The solution we propose begins with a timestamp server. A timestamp server works by taking a hash of a block of items to be timestamped and widely publishing the hash, such as in a newspaper or Usenet post [2-5]. The timestamp proves that the data must have existed at the time, obviously, in order to get into the hash. Each timestamp includes the previous timestamp in its hash, forming a chain, with each additional timestamp reinforcing the ones before it.
— Satoshi Nakamoto, Bitcoin: A Peer-to-Peer Electronic Cash System
In the Bitcoin system, miners timestamp blocks of digital transactions, allowing users of the network to send and receive funds while avoiding the double spend problem. Bitcoin and Ethereum use proof-of-work to form consensus around chains of timestamped blocks without reliance on a trusted central authority. Tezos does the same, although with a proof-of-stake consensus mechanism instead.
In all three systems, users may include arbitrary memo’s in transactions. This allows users to timestamp not only transactions but entire documents, by including the documents in the transaction’s memo. The use of Bitcoin in this way has historically been controversial, but smart contract platforms like Tezos are designed for it.
Such a timestamping mechanism has a wide variety of uses, including certifying documents such as laws or end-user-agreements, granting resource rights like domain names, and authenticating predictions of future events. However, blockchain computation and storage are expensive, as the each transaction and bit of data stored are replicated across many nodes. If every application had to pay a transaction fee for each piece of information they timestamped, the costs would prove infeasible for all but a handful of niche domains. Thankfully, with some clever restructuring of the data, we can make a single hash go much further. We introduce a protocol and service for this on the Tezos blockchain called TzStamp.

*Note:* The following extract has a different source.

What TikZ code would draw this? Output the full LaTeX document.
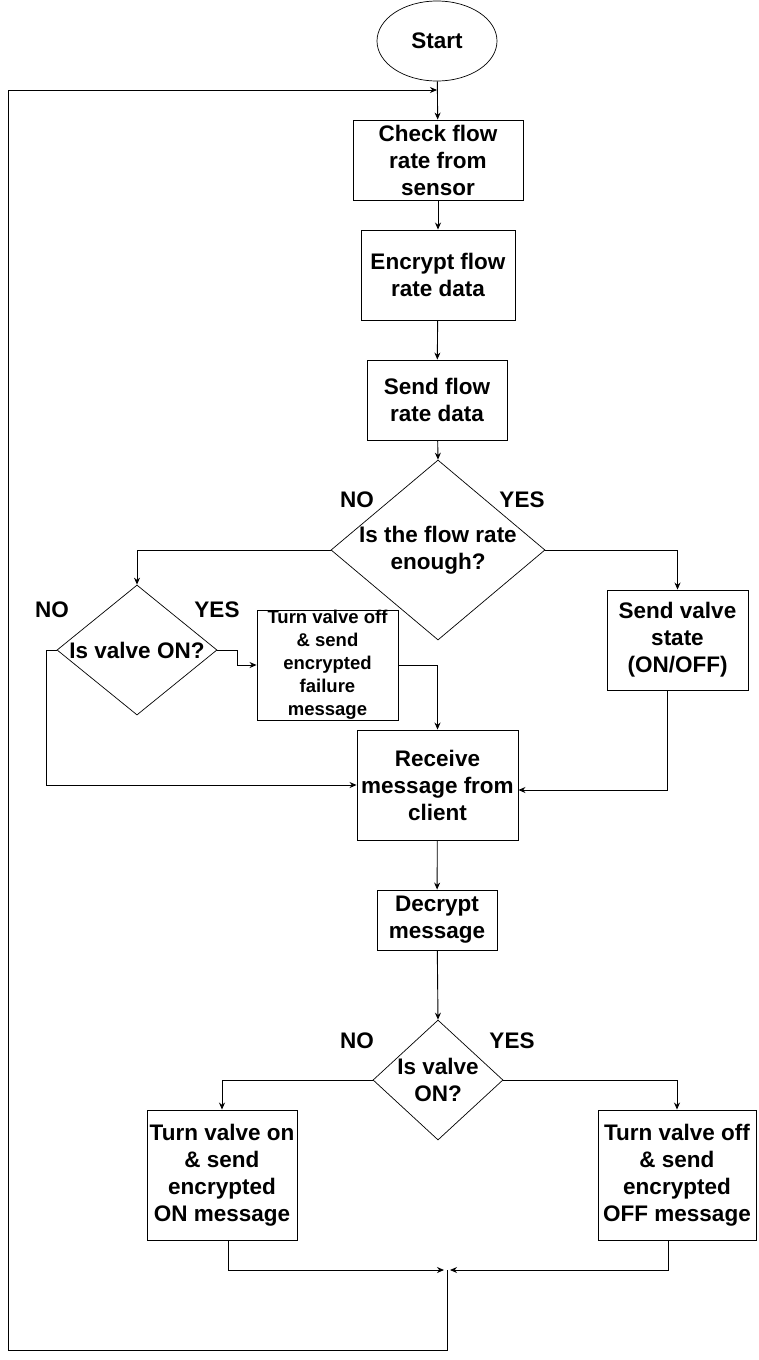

TzStamp is closest to the design of OpenTimestamps. The first solutions to extend blockchain timestamping took a public list of hashes from users and uploaded the hash of the list. This had the downside of forcing anyone who wanted to verify a timestamp to have access to the entire list. As the lists grew longer this became de-facto centralization. OpenTimestamps avoids this by using a Merkle tree structure to store its hashes. A Merkle tree works by starting with a base layer of items called “leaves”. A tree is then constructed by dividing the leaves into pairs and hashing them, halving the number of items. This process is repeated until there is a single hash left called the Merkle root. The advantage of the Merkle tree is that it reduces the number of hashes required to verify an item is a member of the tree to the logarithm of the number of leaves. This means each item can have the proof of its timestamp reduced to kilobytes even for very large sets of leaves. Therefore it becomes trivial for an end user to store the information necessary to prove their timestamp.
The TzStamp process consists of three events:
- A user submits data to be stamped and receives the “unresolved proof”.
- The TzStamp server publishes the operation on-chain the background and constructs the “affixed proof” using data from a connected Tezos node.
- A user later verifies the data with the proof has a valid timestamp, proving its existence at that time on-chain.
A user can submit a file to be stamped by the TzStamp server via the website or the CLI. The client hashes the file and sends only the hash. The server then aggregates these hashes into an internal Merkle tree called the “aggregator”. The server returns to the user the minimum list of tree nodes required to reconstruct the Merkle root of the aggregator - this list is called an “unresolved proof” and allows users to prove a particular file hash was included in the aggregator.
On a schedule, the TzStamp server publishes the Merkle root of the aggregator to Tezos inside a transaction to a designated smart contract. Using Tezos indexers, a user can look up the hash aggregator hash that was published in a particular Tezos block and use the unresolved proof to prove a file timestamp was included in that block.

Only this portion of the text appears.